### [DIRECTIVE]
Look through the data below and work out how many lines contain the string "this". Give the number alone.

### [INPUT ROWS]
— Start —

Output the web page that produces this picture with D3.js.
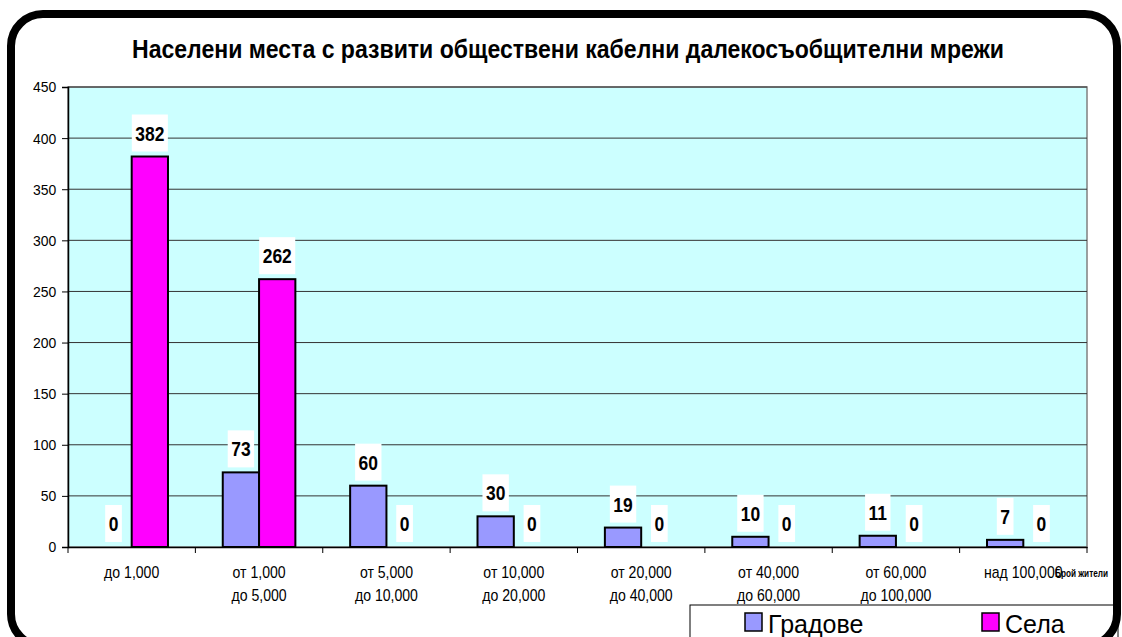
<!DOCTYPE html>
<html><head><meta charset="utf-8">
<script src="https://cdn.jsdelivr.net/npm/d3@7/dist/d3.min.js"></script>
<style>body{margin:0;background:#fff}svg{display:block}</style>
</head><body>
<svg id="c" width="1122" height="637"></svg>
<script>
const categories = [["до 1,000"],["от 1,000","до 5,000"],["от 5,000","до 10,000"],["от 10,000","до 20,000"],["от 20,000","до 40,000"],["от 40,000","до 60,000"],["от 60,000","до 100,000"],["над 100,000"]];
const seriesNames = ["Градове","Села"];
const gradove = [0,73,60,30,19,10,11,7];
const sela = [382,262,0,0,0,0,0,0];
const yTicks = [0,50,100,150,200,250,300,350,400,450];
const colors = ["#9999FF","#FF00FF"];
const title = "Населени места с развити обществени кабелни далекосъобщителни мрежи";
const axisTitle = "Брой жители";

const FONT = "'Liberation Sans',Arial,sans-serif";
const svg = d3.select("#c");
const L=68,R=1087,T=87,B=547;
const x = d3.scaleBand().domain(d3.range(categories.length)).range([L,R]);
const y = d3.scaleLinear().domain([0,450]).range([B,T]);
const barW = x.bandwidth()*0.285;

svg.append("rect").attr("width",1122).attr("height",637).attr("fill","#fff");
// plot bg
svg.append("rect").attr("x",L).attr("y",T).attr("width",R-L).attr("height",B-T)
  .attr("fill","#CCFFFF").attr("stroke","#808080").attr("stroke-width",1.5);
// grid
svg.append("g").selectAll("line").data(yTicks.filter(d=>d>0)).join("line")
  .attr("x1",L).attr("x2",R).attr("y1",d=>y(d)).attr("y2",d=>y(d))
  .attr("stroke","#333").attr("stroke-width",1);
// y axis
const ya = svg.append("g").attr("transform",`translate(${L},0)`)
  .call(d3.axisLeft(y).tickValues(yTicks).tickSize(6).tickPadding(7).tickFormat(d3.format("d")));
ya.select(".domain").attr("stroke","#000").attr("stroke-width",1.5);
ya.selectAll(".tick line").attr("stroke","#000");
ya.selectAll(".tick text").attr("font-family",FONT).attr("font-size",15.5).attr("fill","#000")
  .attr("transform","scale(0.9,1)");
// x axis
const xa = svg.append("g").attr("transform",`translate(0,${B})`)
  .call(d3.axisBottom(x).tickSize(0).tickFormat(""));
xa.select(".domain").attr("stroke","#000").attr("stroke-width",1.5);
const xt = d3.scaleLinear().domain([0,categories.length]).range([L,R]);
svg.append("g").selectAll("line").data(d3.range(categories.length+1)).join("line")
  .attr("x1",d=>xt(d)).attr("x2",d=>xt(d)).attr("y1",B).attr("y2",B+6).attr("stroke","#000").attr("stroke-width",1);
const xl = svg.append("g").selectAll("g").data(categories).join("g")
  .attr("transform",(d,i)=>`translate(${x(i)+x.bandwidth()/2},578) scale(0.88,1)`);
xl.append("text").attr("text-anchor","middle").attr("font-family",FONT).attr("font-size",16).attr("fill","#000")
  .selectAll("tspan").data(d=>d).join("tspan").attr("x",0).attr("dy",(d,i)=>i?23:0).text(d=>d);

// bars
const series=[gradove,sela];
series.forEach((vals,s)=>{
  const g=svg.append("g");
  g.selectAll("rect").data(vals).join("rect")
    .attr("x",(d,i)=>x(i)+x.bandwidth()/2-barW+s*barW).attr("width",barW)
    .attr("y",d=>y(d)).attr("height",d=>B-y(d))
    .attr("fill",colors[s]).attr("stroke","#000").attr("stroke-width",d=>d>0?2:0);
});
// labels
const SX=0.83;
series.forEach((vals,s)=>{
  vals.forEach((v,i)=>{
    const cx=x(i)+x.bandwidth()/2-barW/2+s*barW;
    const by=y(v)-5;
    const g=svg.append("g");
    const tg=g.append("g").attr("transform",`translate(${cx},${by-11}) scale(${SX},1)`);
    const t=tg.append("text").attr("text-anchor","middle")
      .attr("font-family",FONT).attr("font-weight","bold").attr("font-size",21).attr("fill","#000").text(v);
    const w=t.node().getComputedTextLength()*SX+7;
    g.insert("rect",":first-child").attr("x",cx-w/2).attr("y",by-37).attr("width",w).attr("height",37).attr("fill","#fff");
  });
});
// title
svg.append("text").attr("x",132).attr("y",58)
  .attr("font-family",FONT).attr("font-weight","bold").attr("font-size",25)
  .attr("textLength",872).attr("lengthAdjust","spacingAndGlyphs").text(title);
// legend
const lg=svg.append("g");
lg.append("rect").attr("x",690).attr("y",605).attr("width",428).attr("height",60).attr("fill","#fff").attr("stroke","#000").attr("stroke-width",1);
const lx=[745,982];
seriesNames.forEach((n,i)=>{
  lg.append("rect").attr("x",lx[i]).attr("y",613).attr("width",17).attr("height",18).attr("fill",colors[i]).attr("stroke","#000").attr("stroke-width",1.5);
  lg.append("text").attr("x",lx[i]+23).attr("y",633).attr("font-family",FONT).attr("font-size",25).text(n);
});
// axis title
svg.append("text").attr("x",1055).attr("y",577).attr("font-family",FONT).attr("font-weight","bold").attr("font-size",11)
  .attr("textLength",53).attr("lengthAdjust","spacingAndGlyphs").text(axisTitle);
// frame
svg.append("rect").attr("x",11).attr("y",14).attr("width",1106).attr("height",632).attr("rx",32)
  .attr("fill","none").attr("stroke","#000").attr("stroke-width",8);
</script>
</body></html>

— End —
— Start —

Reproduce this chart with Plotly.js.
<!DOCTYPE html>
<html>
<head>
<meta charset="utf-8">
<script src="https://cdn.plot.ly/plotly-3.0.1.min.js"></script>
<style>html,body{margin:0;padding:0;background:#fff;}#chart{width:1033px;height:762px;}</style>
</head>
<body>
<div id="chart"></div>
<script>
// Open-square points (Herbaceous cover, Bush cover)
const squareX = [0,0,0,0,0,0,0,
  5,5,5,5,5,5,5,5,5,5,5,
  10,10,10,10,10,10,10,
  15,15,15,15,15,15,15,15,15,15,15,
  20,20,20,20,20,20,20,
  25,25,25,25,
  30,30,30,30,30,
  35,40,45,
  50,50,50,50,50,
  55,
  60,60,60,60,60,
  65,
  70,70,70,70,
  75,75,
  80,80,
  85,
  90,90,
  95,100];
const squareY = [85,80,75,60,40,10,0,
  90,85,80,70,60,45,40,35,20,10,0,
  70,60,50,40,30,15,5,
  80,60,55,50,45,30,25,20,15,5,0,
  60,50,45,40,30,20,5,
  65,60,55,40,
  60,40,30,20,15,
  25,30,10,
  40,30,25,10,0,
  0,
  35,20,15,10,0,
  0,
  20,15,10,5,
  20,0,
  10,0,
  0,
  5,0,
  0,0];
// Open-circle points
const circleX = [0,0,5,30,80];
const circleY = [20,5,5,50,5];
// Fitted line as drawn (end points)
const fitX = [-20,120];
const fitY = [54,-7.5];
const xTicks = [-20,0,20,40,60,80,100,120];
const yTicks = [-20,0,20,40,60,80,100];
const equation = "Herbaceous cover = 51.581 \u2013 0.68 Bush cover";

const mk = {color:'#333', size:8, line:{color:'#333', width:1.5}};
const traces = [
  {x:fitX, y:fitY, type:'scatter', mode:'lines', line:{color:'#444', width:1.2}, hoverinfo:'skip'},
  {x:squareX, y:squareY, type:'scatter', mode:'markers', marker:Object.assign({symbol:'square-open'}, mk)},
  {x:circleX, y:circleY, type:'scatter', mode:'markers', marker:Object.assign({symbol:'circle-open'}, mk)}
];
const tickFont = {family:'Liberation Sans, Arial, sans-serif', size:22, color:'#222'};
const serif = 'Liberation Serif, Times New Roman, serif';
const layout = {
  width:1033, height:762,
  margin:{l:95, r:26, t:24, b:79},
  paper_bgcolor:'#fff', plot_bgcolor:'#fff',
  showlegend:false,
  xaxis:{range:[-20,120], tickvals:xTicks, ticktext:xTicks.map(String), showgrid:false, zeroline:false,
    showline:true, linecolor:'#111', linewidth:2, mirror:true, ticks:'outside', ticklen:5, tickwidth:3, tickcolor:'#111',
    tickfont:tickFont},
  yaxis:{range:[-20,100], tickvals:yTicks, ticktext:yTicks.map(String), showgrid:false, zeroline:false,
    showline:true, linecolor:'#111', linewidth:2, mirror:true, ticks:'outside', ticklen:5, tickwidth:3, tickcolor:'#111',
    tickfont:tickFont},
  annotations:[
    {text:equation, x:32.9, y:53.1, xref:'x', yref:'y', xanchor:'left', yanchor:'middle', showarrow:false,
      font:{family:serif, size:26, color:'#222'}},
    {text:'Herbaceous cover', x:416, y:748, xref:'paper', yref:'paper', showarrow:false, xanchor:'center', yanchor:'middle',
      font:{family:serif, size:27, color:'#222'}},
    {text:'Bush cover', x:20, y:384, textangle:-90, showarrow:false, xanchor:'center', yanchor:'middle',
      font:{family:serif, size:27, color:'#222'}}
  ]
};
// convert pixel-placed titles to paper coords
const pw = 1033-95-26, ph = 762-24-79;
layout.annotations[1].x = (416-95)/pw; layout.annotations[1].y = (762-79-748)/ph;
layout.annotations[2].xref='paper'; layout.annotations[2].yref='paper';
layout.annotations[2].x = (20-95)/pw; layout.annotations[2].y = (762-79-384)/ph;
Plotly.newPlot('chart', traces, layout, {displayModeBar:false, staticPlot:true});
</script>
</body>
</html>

— End —

### [SOLUTION TO THE EXERCISE]
2